Application developers supporting SAPI 5.1 include Alexis Communications, Chant, Datria, EverSpeech, InSync, Ivoice, O & A, Realize Software, Speech Studio, Tangis, VoiceGenie, Wizzard, and Words+. Engine vendors supporting the technology include Agenda, ART, Babel Technologies, Fonix, Fujitsu, Lernout & Hauspie, Mindmaker, NEC, Rhetorical Systems, and Speechworks.
The Audiences for Speech-Enabled Applications
Speech-enabled applications are a particular benefit to consumers with disabilities, particularly those who cannot easily read a display screen. Microsoft plans to expand the speech support it offers its own users when it adds SAPI 5.1 to Windows XP, the next major version of the Windows operating system, scheduled for release on October 25.
But consumers with disabilities are only one of the audiences for speech-enabled applications, according to Microsofts Thompson.

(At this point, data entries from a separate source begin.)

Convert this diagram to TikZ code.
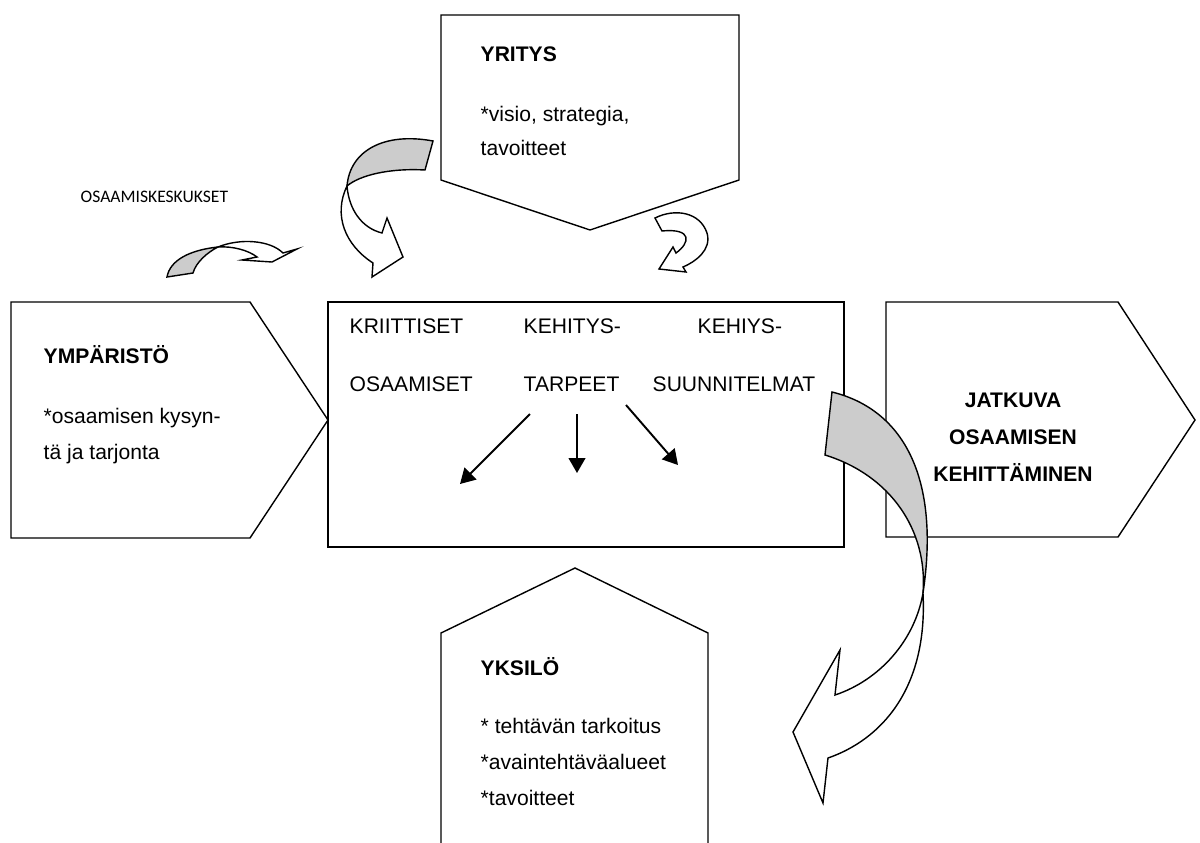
\documentclass[tikz,border=0pt]{standalone}
\usepackage{fontspec}
\setmainfont{Liberation Sans}
\newfontfamily\calibfont{Carlito}
\usetikzlibrary{arrows.meta}

\begin{document}
\begin{tikzpicture}[x=0.02cm,y=-0.02cm,line width=0.8pt,
  txt/.style={inner sep=0pt,anchor=base west,align=left,font=\fontsize{12}{20.4}\selectfont},
  ttl/.style={txt,font=\fontsize{12}{21}\selectfont\bfseries},
  band/.style={draw,fill=black!20},
  body/.style={draw,fill=white},
  arr/.style={-{Triangle[length=8.5pt,width=9.5pt]},line width=1.1pt}]
\clip (0,0) rectangle (1200,842);

% the five boxes
\draw (441,15) -- (739,15) -- (739,180) -- (590,230) -- (441,180) -- cycle;
\draw (11,302) -- (250,302) -- (328,420) -- (250,538) -- (11,538) -- cycle;
\draw (328,302) rectangle (844,547);
\draw (886,302) -- (1118,302) -- (1195,420) -- (1118,537) -- (886,537) -- cycle;
\draw (441,860) -- (441,633) -- (575,568) -- (708,633) -- (708,860);

% texts (multi-line ones sit on their last baseline)
\node[ttl] (Yt) at (480,61) {YRITYS};
\node[txt,font=\fontsize{12}{19.3}\selectfont] (Yb) at (480,155) {*visio, strategia,\\tavoitteet};
\node[inner sep=0pt,anchor=base west,font=\calibfont\fontsize{10}{12}\selectfont] (O) at (80,202) {OSAAMISKESKUKSET};
\node[ttl] (Et) at (43,363) {YMPÄRISTÖ};
\node[txt] (Eb) at (43,459) {*osaamisen kysyn-\\tä ja tarjonta};
\node[txt] (K1) at (349,333) {KRIITTISET};
\node[txt] (K2) at (349,391) {OSAAMISET};
\node[txt] (T1) at (523,333) {KEHITYS-};
\node[txt] (T2) at (523,391) {TARPEET};
\node[txt] (S1) at (697,333) {KEHIYS-};
\node[txt] (S2) at (652,391) {SUUNNITELMAT};
\node[ttl,align=center,anchor=base] (J) at (1013,481) {JATKUVA\\OSAAMISEN\\KEHITTÄMINEN};
\node[ttl] (It) at (480,675) {YKSILÖ};
\node[txt] (Ib) at (480,805) {* tehtävän tarkoitus\\*avaintehtäväalueet\\*tavoitteet};

% arrows out of the needs
\coordinate (a1) at (530,414);
\coordinate (b1) at (460,484);
\coordinate (a2) at (577,414);
\coordinate (b2) at (577,473);
\coordinate (a3) at (626,405);
\coordinate (b3) at (678,465);
\draw[arr] (a1) -- (b1);
\draw[arr] (a2) -- (b2);
\draw[arr] (a3) -- (b3);

% curved block arrows
% small one by OSAAMISKESKUKSET
\draw[band] (167,277) .. controls (170,260) and (190,250) .. (218,247)
  .. controls (208,252) and (196,262) .. (193,273) -- cycle;
\draw[body] (218,247) .. controls (240,238) and (270,240) .. (283,253)
  -- (297,249) -- (272,262) -- (242,260) -- (257,257)
  .. controls (248,250) and (232,246) .. (218,247) -- cycle;
% from YRITYS down to the middle box
\draw[band] (433,141) .. controls (385,132) and (350,150) .. (347,186)
  .. controls (360,175) and (390,168) .. (425,170) -- cycle;
\draw[body] (347,186) .. controls (333,215) and (345,245) .. (373,263)
  -- (372,277) -- (403,257) -- (387,218) -- (382,233)
  .. controls (362,228) and (349,210) .. (347,186) -- cycle;
% small turn under YRITYS
\draw[body] (655,218) .. controls (675,208) and (700,212) .. (707,233)
  .. controls (712,250) and (695,262) .. (683,267)
  -- (686,272) -- (659,269) -- (673,247) -- (676,253)
  .. controls (690,243) and (693,228) .. (662,231) -- cycle;
% big one on the right
\draw[band] (832,392) .. controls (905,410) and (940,480) .. (923,593)
  .. controls (928,530) and (890,475) .. (825,455) -- cycle;
\draw[body] (923,593) .. controls (928,690) and (880,740) .. (828,758)
  -- (823,803) -- (793,732) -- (840,650) -- (835,695)
  .. controls (880,680) and (915,640) .. (923,593) -- cycle;
\end{tikzpicture}
\end{document}
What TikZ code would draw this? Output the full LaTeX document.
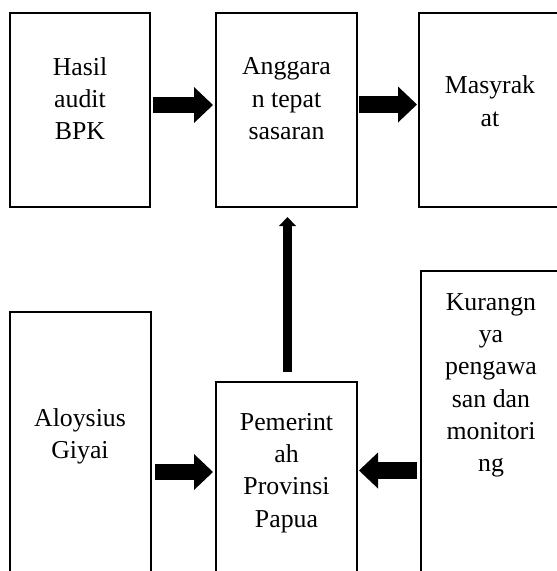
\documentclass[tikz,border=0pt]{standalone}
\usepackage{fontspec}
\setmainfont{Liberation Serif}
\usetikzlibrary{arrows.meta}
\begin{document}
\begin{tikzpicture}[x=1pt,y=-1pt,
  box/.style={draw, line width=1.8pt, inner sep=0pt, outer sep=0pt, anchor=north west},
  txt/.style={anchor=north, inner sep=0pt, align=center, font=\fontsize{25.8}{32.3}\selectfont},
  blk/.style={line width=16.5pt, -{Triangle[length=19pt, width=36pt, line width=0pt]}},
  vblk/.style={line width=9pt, -{Triangle[length=9pt, width=17pt, line width=0pt]}}]
\clip (0,0) rectangle (557,571);
% boxes
\node[box, minimum width=140pt, minimum height=194pt] (b1) at (10,13) {};
\node[box, minimum width=141pt, minimum height=194pt] (b2) at (216,13) {};
\node[box, minimum width=142pt, minimum height=194pt] (b3) at (419,13) {};
\node[box, minimum width=141pt, minimum height=300pt] (b4) at (10,312) {};
\node[box, minimum width=141pt, minimum height=250pt] (b5) at (216,382) {};
\node[box, minimum width=142pt, minimum height=350pt] (b6) at (421,271) {};
% texts (first baseline = y + 22.6)
\node[txt] (t1) at (80,52.4) {\strut Hasil\\audit\\BPK};
\node[txt] (t2) at (286.5,51.9) {\strut Anggara\\n tepat\\sasaran};
\node[txt] (t3) at (490,70.9) {\strut Masyrak\\at};
\node[txt] (t4) at (80,403.4) {\strut Aloysius\\Giyai};
\node[txt] (t5) at (286.5,407.4) {\strut Pemerint\\ah\\Provinsi\\Papua};
\node[txt] (t6) at (491,287.4) {\strut Kurangn\\ya\\pengawa\\san dan\\monitori\\ng};
% arrows
\draw[blk, shorten <=3pt, shorten >=3pt] ([yshift=5pt]b1.east) -- ([yshift=5pt]b2.west);
\draw[blk, shorten <=2pt, shorten >=2pt] ([yshift=5.5pt]b2.east) -- ([yshift=5.5pt]b3.west);
\draw[blk, shorten <=4pt, shorten >=3pt] ([yshift=-10pt]b4.east) -- ([yshift=35pt]b5.west);
\draw[blk, shorten <=4pt, shorten >=2pt] ([yshift=-24.5pt]b6.west) -- ([yshift=36.5pt]b5.east);
\draw[vblk, shorten <=10pt, shorten >=10pt] ([xshift=1pt]b5.north) -- ([xshift=1pt]b2.south);
\end{tikzpicture}
\end{document}
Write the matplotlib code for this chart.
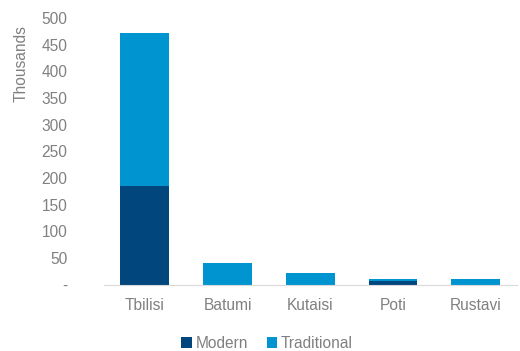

“Users in two of the worlds largest computer markets — China and Japan — have a pressing need for speech-enabled applications, a need thats not immediately apparent to U.S. and European users,”
says Thompson.
“While Western languages have a 26-letter alphabet thats relatively easy to implement on a keyboard, China and Japan have character-based languages with thousands of characters, and the keyboard isnt a great way to work with them. For many users in these countries, speech-enabled applications can greatly increase the speed and productivity of entering text. Thats why SAPI 5.1 includes speech recognition and text-to-speech engines in Chinese and Japanese, as well as in English.”
NEC, for example, uses SAPI for its SmartVoice 4 XP Japanese speech recognition and text-to-speech engines. According to Mitsuru Nishiura, voice interface project manager for NECs Personal Solutions division, SAPI will
“increase voice-enabled applications and make digital equipment easier to use.”
Another audience for speech-enabled software is specialty or niche users who need to keep their hands free while interacting with software. Specialty applications are particularly suited for speech recognition, since the relatively smaller vocabularies used in niche markets make it easier for software to achieve high accuracy in interpreting speech. Doctors or other health-care professionals who enter diagnoses or data while examining patients comprise one such audience. Anyone who drives a car is, too. Most automobiles today use embedded computers to control entertainment, climate and navigation systems.
Next Stop: The Speech-Enabled Web
While SAPI 5.1 will bring speech capabilities within reach of many more developers, applications and users, Microsoft isnt stopping there. Thompson says his unit is already looking at ways to speech-enable the Web.
“Web users, particularly mobile users, have a compelling need for speech capability,”
says Thompson.
“They typically use small devices — Web-enabled phones, handheld PCs and other small, interactive devices — that have small screens and keyboards, if they have screens and keyboards at all. Being able to speak commands to such devices and have information displayed on the screen or spoken back to the user will be very cool. Thats where the action will be.”
And thats where Microsofts speech group will be, too.